Yemeni rebels lose key battleground area after missile attack on UAE

Published January 26, 2022
Yemeni pro-government fighters remove the remains of a plane from the district of Harib on Tuesday after Yemen's Houthi rebels were expelled from the key battleground district by UAE-trained Giants Brigade fighters. — AFP
Yemeni pro-government fighters remove the remains of a plane from the district of Harib on Tuesday after Yemen's Houthi rebels were expelled from the key battleground district by UAE-trained Giants Brigade fighters. — AFP

SHABWA: Yemen’s Houthi rebels were expelled from a key battleground district by UAE-trained Giants Brigade fighters, the militia said on Tuesday, a day after the insurgents’ latest missile attack on Abu Dhabi.

The Iran-backed Houthis lost Harib district south of Marib, the government’s last northern stronghold which they have been fighting to seize for months.

The Giants Brigade said “hundreds were killed and wounded on both sides” in battles that lasted for more than two weeks and also secured the neighbouring governorate of Shabwa.
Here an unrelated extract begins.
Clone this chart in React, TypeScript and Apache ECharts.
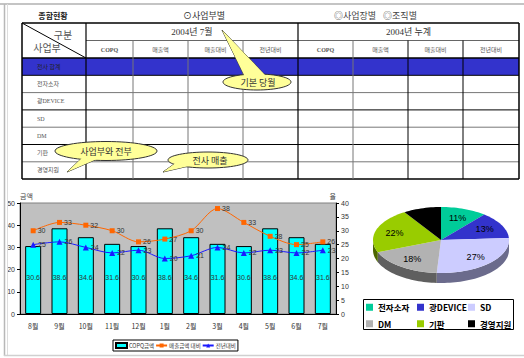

There was no immediate comment from the Houthis.

“We thank the Arab coalition for their support for our operations in Shabwa, which were crowned with complete success,” the Giants Brigade said in a statement, referring to a Saudi-led military alliance.

The clashes are part of a major escalation in the seven-year war after the Houthis, following a series of territorial defeats, launched a deadly drone-and-missile attack on the UAE last week.

The Saudi-led pro-government coalition that includes the UAE hit back with a series of air strikes, one of which killed at least three children and plunged Yemen into a four-day internet outage. Internet services were restored early on Tuesday.

In rebel-held Saada, an attack on a prison left at least 70 people dead and wounded more than 100, according to Doctors Without Borders (MSF).

The coalition denied being behind the prison attack, which the Houthis said had killed 91 people and injured more than 200, as they lined up the bodies covered in white sheets along the ground on Tuesday.

On Monday, the rebels renewed their attack on Abu Dhabi when two ballistic missiles were intercepted over the city, scattering debris.

US forces based at the capital’s Al-Dhafra air base fired Patriot missiles to help repel the attack, while some of them also scrambled to bunkers, US officials said.

The UAE, which pulled most of its troops out of Yemen in 2019 but maintains support and training for pro-government forces, warned of a “thorough and comprehensive response” to the cross-border attack.

“The UAE reserves the right to respond against these terrorist attacks and such blatant criminal escalation,” a foreign ministry statement said, adding that the Houthis had targeted “civilian areas”.

Two people were injured in southern Saudi Arabia by further rebel missile attacks on Monday.

UN officials on Tuesday said they were “alarmed by the escalating spiral of violence in Yemen that continues to harm civilians and is spilling over its borders”.

The prison attack is “the worst civilian-casualty incident in Yemen in three years”, the UN’s special envoy for Yemen Hans Grundberg and its humanitarian coordinator for the country David Gressly said in a joint statement.